Repton is famous for its private school. There's a huge list of former pupils including: Harold Abrahams, Roald Dahl, Jeremy Clarkson, Basil Rathbone, Robert Sangster and Derby midfielder Will Hughes. Former Ipswich Town defender Russell Osman was born in the village.

The Bulls Head is a beauty and candidate for Pub of the Year. I was tipped it by a Bluenose at work. I love the low beams and pillars. They have six real ales on hand-pull. I opt for a pint of Purity Gold brewed in nearby Warwickshire. The main dining area is stacked out with folks. It has a wonderful ambience. Wood-fired pizzas are proving popular, as are The Smiths and Jake Bugg (one of our own) on the pub sound system.

 
White Van Man will be regretting missing out on this trip, there's a chippy adjacent to the pub called Good Buy Mr Chips - it sells the best Pukka Pies in the area. Stapenhill is a 15 minute drive up the road. After negotiating a few tight country lanes, I roll into the Maple Grove car park half an hour before kick off.

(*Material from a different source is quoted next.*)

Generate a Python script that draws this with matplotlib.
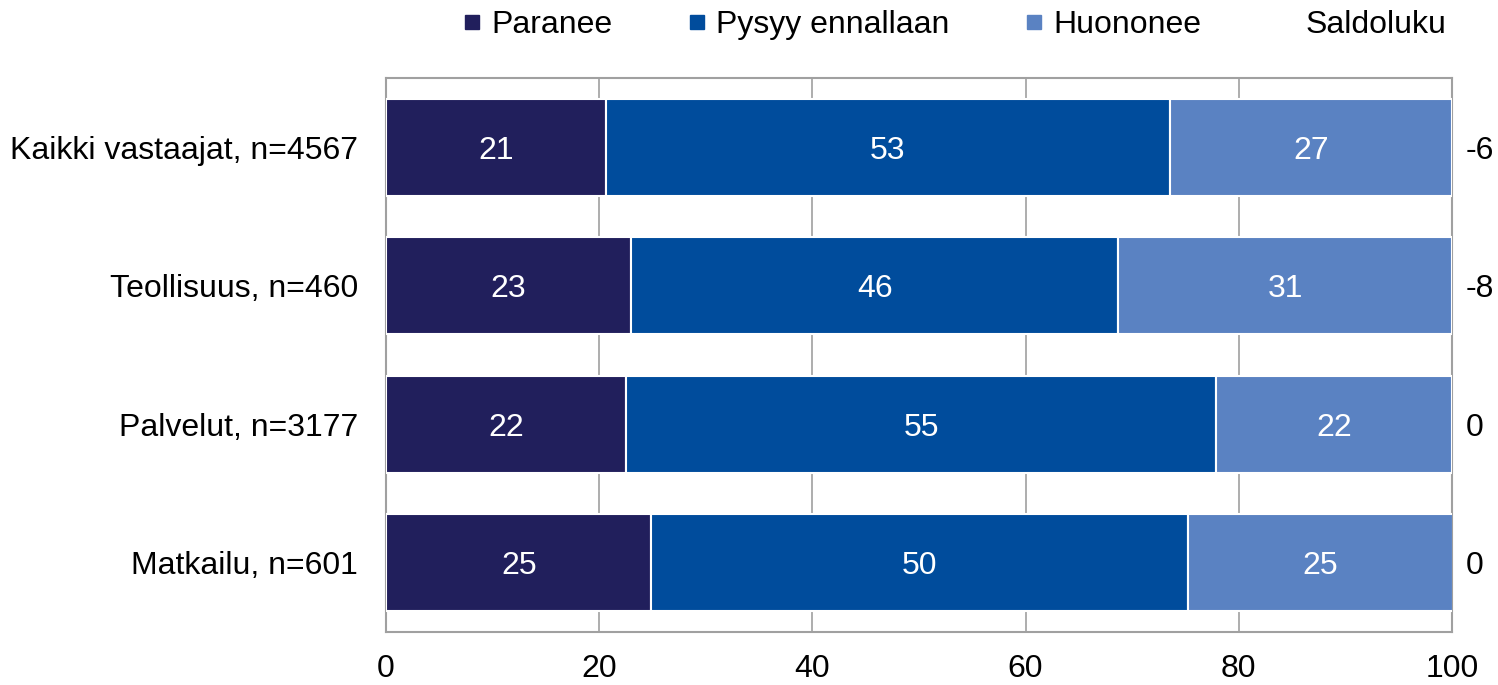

I'm greeted by a friendly chap on the gate. I part with £5 for admission plus a programme. The Club official tells me there's a groundhopper from Wigan in the social club. Bloody hell, I bet he's caught three trains and a bus.

I bump into Radford FC manager 'Big Glenn Russell', who is warming the troops up. He's left star turn John King on the bench. Glenn has brought a few with him from disbanded Nottingham outfit Bilborough Pelican.

 
I like the ground, it's in a nice spot. It has cushioned leather seats in the nearest stand, with further cover behind the goal closest to the clubhouse. You can only view from three sides of the ground, with the dugouts being situated on the far side. There are some dreadful RnB toons blasting out the PA. Norman Collier's faulty microphone is once again in use as the PA guy reads out the line-ups.

'Big Glenn' nearly loses his baseball cap in the swirling wind as he jumps off his seat in the dugout and stomps into the technical area to remonstrate with his two centre backs: "Stay in the f***ing hole", he shouts.

Radford take an early lead through Dave Udoh. They're soon 2-0 up, slightly against the run of play, following a cool left foot finish by the impressive Sheriff Babatunde. It's the same old story at half-time, as I warm my hands with a piping hot mug of tea, Forest, Notts and the Stags are all losing.

 
Joe Meakin continues to control the midfield. He keeps it simple and can pick a pass. Surely he is destined for a higher level of football than this. Where are the spotters ?

I've chanced upon the 'Wigan Groundhopper' - I can't understand a bloody word he says - he sounds like Eddie Waring. He's got to catch a bus and three trains back oop north. He's not happy when the ref plays 8 minutes injury-time. Golden rules of proper Hoppers are that you never leave until the final whistle. I'm sure I see him shed a tear as his choice of bus sails up the road. I offer him a lift into Burton, but he's having none of it - he'll be lucky if he's home for Songs of Praise at this rate.